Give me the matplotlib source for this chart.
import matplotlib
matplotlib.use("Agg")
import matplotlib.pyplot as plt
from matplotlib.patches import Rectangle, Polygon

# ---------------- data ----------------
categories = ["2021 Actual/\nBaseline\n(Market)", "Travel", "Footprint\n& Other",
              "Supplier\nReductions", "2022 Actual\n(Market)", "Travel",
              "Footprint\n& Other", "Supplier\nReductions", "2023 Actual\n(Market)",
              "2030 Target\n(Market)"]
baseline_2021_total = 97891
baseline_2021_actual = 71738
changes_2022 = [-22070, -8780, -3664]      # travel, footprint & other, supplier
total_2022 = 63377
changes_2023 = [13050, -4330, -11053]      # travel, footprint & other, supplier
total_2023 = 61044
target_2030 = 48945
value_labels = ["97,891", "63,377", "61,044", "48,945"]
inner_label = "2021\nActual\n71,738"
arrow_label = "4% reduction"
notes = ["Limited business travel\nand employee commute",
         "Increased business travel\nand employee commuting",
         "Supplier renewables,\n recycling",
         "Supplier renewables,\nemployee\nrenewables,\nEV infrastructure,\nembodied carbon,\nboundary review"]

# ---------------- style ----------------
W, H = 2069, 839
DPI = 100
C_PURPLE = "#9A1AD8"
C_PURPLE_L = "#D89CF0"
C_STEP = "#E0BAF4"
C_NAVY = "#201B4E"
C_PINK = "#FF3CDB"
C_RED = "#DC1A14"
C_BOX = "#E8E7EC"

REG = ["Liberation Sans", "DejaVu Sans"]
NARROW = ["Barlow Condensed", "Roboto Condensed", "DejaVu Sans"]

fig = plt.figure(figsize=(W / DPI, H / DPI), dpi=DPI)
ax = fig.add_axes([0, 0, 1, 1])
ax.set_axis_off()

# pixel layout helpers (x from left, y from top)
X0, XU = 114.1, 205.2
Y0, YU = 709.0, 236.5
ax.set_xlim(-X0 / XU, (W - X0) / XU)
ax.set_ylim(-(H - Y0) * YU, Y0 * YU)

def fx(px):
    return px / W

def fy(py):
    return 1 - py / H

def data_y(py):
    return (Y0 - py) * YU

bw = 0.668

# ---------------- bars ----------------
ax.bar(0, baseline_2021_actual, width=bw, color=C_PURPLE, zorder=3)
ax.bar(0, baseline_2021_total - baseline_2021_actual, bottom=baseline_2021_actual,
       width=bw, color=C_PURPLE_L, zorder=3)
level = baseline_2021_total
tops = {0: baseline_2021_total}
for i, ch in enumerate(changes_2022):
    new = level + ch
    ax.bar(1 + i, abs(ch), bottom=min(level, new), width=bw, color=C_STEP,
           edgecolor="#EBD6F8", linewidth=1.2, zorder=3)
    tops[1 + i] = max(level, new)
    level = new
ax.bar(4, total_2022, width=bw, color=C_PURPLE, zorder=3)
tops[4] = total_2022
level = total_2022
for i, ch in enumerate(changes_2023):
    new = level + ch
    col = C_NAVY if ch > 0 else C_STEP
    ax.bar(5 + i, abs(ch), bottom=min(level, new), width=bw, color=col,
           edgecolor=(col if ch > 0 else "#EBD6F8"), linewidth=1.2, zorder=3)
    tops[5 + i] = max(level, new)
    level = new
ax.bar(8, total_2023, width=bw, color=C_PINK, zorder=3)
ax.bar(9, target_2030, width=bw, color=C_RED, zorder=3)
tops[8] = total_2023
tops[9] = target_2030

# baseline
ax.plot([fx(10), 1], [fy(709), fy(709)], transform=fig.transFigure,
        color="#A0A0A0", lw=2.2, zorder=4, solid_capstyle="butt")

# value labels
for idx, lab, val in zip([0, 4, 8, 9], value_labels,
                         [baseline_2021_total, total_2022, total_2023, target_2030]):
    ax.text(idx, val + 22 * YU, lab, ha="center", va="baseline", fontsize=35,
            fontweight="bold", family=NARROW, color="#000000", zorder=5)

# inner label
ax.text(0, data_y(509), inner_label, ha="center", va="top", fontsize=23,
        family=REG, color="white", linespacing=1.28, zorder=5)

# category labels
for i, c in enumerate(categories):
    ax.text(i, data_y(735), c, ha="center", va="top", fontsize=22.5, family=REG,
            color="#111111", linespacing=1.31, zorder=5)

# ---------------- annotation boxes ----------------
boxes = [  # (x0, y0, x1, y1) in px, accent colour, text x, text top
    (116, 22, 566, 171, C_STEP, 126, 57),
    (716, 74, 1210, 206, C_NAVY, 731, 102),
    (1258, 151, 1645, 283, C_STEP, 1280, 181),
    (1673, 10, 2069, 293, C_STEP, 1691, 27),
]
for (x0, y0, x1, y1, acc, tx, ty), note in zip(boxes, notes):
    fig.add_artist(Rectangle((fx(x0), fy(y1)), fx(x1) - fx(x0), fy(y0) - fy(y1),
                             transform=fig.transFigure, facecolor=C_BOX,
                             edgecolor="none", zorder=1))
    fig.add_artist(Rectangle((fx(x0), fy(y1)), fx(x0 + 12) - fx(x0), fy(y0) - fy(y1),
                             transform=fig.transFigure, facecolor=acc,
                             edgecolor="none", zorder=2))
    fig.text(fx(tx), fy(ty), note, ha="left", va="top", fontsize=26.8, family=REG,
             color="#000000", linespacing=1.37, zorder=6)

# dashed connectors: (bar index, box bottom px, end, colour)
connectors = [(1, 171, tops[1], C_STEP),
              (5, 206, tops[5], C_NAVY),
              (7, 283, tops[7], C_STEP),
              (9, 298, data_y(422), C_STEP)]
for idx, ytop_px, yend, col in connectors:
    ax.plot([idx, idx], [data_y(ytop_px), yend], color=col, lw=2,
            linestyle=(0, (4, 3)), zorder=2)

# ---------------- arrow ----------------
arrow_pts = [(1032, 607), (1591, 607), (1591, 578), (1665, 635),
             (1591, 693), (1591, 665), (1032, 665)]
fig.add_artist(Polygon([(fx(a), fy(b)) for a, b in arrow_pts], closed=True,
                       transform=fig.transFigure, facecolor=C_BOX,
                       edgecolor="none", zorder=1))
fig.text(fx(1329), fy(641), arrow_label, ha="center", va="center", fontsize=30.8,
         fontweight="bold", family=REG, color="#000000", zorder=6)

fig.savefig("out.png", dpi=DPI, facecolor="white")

========================

Restate, word for word and with nothing added, the lines from the first line of the listing through the one where "from matplotlib.patches import" stands.

▶ EXPECTED ANSWER:
Give me the matplotlib source for this chart.
import matplotlib
matplotlib.use("Agg")
import matplotlib.pyplot as plt
from matplotlib.patches import Rectangle, Polygon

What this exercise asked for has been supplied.